I do not have all of the solutions, neither do I contend that my observations here are unequivocal. What I hope is that as this reaches the viewership of young Christians, particularly in the West, we can be frank with ourselves about how we go interact with the notion of ‘preferences’ and interrogate the motivations behind our relational decisions. Racism is the root of many of the injustices that we see today, but as mentioned, colourism is one of its most harmful consequences. It is imperative that we have honest and vulnerable conversations within church communities about colourism alongside racism, and we must be prepared to prayerfully reconsider how we live through their implications.

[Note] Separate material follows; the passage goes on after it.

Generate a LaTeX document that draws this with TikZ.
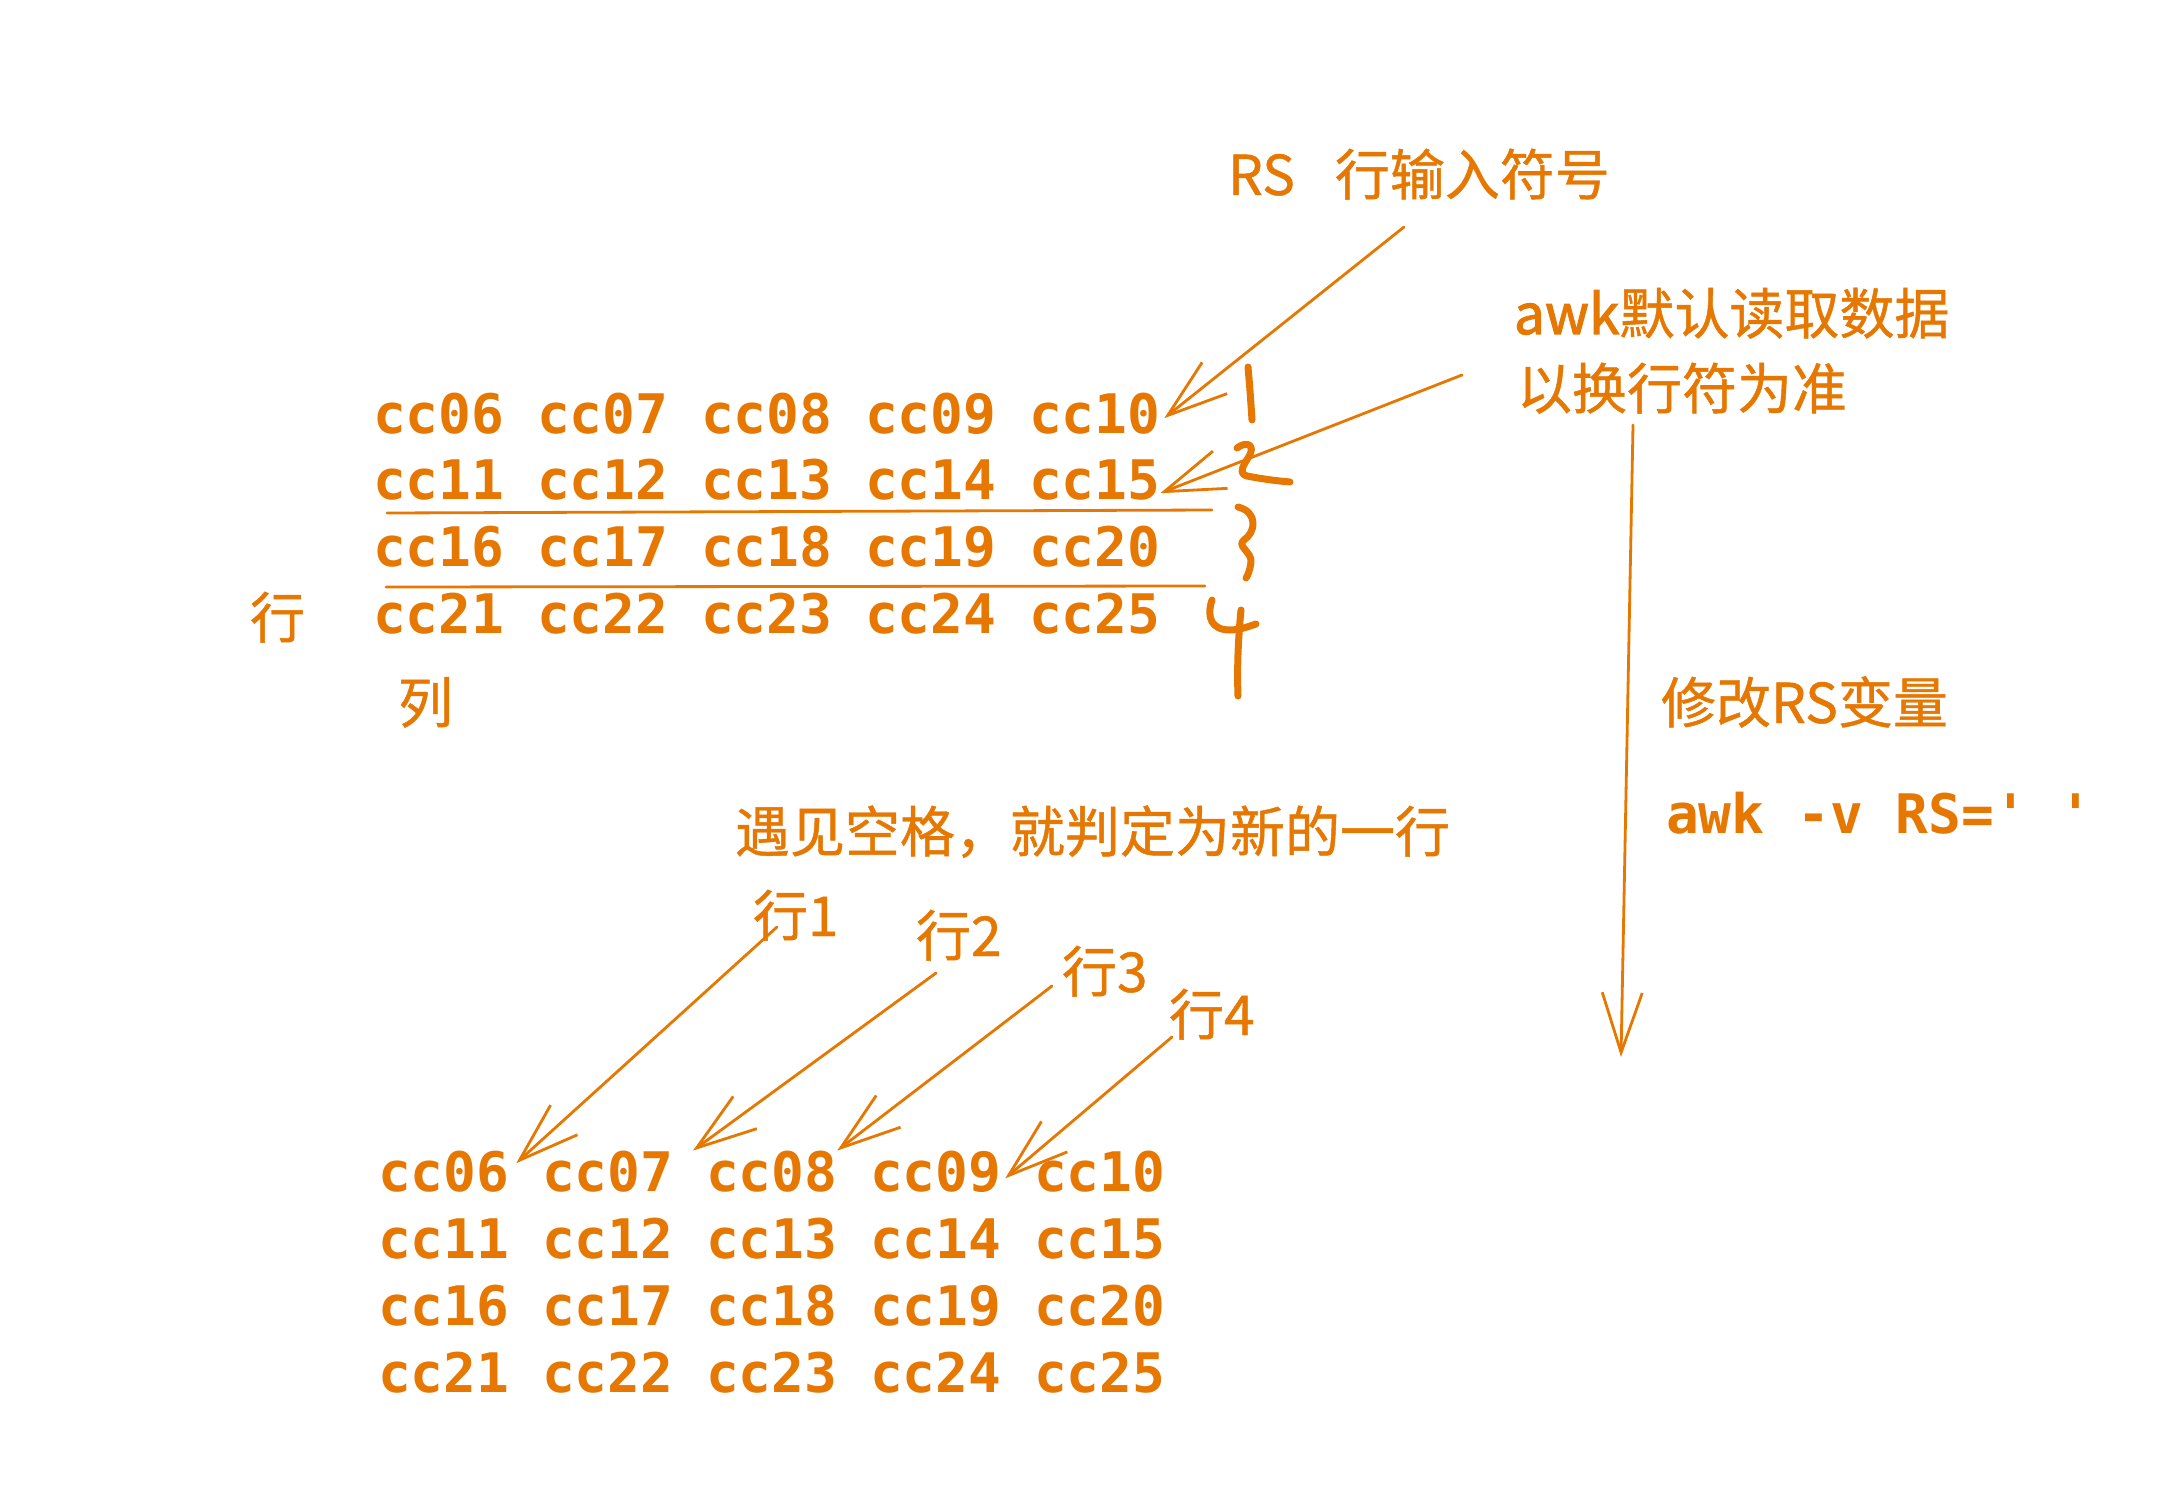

You are not a colourist simply because your partner is white/light skin/racially ambiguous, just as I am not a misandrist because I prioritise the female experience in my reading, writing, and conversation. But, we are both living myopic and ill-informed existences if we neglect to open up our hearts and minds up to godly renewal and transformation when it comes to these issues that plague our society. We all love Christ, but if we never let our relationship with Him to challenge, transform, and renew us, all aspects of us, then we will never be like Him.